» What to do
Go through the records underneath and count the lines that include the string "this". Give nothing but the number.

» Extracted records

--------------------------------------------------

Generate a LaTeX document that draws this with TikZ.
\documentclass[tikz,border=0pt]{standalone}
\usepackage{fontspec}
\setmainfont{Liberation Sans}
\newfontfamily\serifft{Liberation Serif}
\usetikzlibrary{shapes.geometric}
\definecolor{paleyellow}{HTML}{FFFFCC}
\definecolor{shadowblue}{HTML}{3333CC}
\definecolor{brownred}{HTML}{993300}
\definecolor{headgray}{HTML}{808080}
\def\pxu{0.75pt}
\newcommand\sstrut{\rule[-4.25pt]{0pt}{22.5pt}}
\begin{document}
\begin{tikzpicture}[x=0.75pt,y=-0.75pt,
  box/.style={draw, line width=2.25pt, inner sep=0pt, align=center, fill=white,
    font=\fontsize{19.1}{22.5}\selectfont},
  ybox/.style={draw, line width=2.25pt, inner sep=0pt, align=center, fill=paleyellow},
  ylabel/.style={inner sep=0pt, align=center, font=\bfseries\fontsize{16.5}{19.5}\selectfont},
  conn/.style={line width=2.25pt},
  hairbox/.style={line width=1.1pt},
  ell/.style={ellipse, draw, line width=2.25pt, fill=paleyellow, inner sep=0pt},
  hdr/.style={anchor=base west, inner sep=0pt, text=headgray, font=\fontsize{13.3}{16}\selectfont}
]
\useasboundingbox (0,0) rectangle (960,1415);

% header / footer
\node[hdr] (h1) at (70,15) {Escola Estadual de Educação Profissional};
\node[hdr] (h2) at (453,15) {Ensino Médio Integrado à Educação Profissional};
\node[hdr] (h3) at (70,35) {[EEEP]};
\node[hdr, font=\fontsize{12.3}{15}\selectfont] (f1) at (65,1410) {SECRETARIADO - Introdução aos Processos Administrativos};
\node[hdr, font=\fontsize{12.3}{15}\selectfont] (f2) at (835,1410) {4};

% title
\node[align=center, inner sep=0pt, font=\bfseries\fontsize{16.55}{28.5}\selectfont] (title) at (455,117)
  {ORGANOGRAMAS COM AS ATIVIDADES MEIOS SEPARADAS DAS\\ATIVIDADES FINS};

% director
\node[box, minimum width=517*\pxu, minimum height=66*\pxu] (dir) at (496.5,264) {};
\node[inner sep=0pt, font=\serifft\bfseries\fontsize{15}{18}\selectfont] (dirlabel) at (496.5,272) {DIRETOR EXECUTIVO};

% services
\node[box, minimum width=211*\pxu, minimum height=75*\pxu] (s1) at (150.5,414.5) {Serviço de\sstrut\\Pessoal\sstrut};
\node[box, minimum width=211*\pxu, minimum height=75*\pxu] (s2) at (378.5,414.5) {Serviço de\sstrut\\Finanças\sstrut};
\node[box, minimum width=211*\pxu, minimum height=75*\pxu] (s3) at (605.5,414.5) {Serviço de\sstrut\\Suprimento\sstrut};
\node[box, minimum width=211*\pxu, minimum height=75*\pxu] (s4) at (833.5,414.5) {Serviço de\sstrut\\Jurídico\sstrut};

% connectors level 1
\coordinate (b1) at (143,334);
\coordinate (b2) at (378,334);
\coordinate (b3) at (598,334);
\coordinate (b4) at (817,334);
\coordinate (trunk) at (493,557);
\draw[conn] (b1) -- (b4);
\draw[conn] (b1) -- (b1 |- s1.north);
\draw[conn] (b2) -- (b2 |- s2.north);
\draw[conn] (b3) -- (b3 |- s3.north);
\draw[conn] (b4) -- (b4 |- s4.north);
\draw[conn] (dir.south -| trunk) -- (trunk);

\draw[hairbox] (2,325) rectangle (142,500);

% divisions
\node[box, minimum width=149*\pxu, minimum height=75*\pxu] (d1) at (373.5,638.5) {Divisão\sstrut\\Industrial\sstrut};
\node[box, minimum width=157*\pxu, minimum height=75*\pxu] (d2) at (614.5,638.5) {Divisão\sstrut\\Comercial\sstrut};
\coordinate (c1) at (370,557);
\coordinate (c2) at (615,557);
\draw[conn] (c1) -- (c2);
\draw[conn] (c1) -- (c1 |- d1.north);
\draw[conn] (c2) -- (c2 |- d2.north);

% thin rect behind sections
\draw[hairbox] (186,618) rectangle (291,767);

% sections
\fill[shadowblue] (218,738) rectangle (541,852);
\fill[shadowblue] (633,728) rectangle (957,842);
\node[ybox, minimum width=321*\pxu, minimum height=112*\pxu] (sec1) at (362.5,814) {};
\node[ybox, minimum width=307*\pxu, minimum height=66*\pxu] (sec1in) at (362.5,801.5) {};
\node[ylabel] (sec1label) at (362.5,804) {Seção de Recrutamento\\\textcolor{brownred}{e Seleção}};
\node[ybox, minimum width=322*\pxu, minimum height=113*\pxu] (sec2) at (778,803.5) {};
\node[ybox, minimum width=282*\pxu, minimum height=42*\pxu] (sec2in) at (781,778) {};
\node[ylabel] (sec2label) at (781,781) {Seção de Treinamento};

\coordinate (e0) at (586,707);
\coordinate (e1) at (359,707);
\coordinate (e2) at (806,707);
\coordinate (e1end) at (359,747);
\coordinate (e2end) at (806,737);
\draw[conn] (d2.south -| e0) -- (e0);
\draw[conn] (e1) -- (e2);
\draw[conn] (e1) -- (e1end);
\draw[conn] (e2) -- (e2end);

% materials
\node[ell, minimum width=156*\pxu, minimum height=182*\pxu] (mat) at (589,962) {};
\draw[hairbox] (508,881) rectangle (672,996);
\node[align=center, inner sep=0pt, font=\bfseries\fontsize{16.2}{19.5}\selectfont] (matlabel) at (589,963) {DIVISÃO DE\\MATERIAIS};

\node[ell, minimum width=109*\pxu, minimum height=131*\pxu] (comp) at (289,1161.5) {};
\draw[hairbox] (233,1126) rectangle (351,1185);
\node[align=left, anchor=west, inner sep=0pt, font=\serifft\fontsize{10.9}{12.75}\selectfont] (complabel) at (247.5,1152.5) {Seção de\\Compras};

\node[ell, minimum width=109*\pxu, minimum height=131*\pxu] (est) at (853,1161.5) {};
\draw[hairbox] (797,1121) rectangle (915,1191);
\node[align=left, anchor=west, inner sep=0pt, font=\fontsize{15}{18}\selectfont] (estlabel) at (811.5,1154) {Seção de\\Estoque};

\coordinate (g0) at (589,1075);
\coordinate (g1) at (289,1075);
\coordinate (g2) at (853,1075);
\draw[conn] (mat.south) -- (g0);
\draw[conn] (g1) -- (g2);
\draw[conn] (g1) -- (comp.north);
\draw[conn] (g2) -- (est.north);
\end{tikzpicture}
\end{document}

--------------------------------------------------

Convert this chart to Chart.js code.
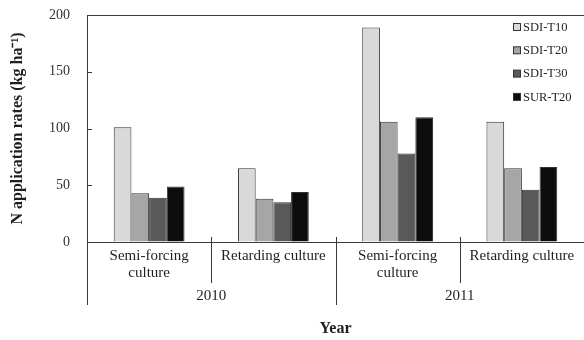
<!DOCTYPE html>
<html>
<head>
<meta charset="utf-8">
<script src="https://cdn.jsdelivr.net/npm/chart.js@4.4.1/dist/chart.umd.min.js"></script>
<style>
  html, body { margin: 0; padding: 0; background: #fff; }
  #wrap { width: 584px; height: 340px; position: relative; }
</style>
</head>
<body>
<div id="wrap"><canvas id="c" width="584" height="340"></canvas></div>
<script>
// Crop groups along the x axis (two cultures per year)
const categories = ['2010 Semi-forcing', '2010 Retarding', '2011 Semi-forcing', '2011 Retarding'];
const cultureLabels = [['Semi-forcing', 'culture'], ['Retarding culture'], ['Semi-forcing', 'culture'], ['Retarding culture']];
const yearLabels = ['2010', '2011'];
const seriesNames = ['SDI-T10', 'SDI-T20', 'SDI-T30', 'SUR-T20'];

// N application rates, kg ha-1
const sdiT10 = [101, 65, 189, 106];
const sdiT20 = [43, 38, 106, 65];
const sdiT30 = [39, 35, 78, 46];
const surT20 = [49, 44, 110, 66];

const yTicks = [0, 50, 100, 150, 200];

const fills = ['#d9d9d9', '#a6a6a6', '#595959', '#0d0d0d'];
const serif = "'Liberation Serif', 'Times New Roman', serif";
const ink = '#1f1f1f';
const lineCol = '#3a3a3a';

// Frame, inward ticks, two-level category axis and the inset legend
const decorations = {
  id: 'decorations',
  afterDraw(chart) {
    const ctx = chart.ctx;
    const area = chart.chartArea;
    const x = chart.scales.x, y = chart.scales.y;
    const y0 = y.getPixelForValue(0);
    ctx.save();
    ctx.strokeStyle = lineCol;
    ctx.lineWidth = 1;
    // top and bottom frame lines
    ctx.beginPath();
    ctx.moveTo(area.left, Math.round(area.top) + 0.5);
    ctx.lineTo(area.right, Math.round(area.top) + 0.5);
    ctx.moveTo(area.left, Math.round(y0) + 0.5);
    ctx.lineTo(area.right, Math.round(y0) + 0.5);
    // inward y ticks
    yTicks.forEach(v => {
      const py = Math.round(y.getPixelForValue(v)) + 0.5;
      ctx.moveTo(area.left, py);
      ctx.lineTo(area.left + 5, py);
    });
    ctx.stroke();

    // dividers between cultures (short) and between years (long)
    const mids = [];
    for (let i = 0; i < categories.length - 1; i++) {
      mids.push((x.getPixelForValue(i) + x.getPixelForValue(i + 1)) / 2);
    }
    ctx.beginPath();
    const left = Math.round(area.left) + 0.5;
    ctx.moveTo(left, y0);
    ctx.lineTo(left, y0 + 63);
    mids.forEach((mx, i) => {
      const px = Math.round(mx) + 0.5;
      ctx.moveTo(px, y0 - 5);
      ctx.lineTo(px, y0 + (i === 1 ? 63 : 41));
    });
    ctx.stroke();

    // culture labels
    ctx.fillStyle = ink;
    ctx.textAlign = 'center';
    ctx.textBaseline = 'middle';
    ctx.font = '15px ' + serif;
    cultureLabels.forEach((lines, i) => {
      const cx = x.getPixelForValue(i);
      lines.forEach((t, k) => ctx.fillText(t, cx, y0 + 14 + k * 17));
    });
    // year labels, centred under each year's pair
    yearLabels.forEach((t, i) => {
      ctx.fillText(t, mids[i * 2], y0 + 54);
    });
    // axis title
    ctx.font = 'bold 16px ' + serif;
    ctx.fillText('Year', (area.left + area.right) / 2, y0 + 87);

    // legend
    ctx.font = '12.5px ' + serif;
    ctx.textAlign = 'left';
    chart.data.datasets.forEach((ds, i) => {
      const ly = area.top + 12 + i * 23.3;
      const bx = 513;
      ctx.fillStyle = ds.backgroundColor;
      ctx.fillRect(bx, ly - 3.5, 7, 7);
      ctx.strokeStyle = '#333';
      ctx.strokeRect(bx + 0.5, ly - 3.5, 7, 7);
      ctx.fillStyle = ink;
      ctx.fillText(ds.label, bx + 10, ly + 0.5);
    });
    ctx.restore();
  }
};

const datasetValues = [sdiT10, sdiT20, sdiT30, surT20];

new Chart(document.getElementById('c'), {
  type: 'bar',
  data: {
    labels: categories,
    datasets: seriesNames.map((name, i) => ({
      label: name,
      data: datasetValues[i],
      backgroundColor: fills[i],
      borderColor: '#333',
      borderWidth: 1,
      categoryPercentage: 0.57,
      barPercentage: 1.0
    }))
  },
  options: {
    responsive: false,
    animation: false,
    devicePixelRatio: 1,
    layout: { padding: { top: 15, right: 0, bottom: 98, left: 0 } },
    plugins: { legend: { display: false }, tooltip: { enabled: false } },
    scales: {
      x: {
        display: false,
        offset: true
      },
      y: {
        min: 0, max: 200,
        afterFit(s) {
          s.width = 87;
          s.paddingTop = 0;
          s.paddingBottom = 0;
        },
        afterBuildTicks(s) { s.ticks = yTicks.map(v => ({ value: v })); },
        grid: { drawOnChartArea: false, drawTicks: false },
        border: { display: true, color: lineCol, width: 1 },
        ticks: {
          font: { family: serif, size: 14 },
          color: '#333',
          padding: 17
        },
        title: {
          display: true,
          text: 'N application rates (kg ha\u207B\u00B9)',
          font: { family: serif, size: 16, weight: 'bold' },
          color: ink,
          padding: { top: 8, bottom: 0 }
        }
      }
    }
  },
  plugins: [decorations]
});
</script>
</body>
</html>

--------------------------------------------------

» Solution below
2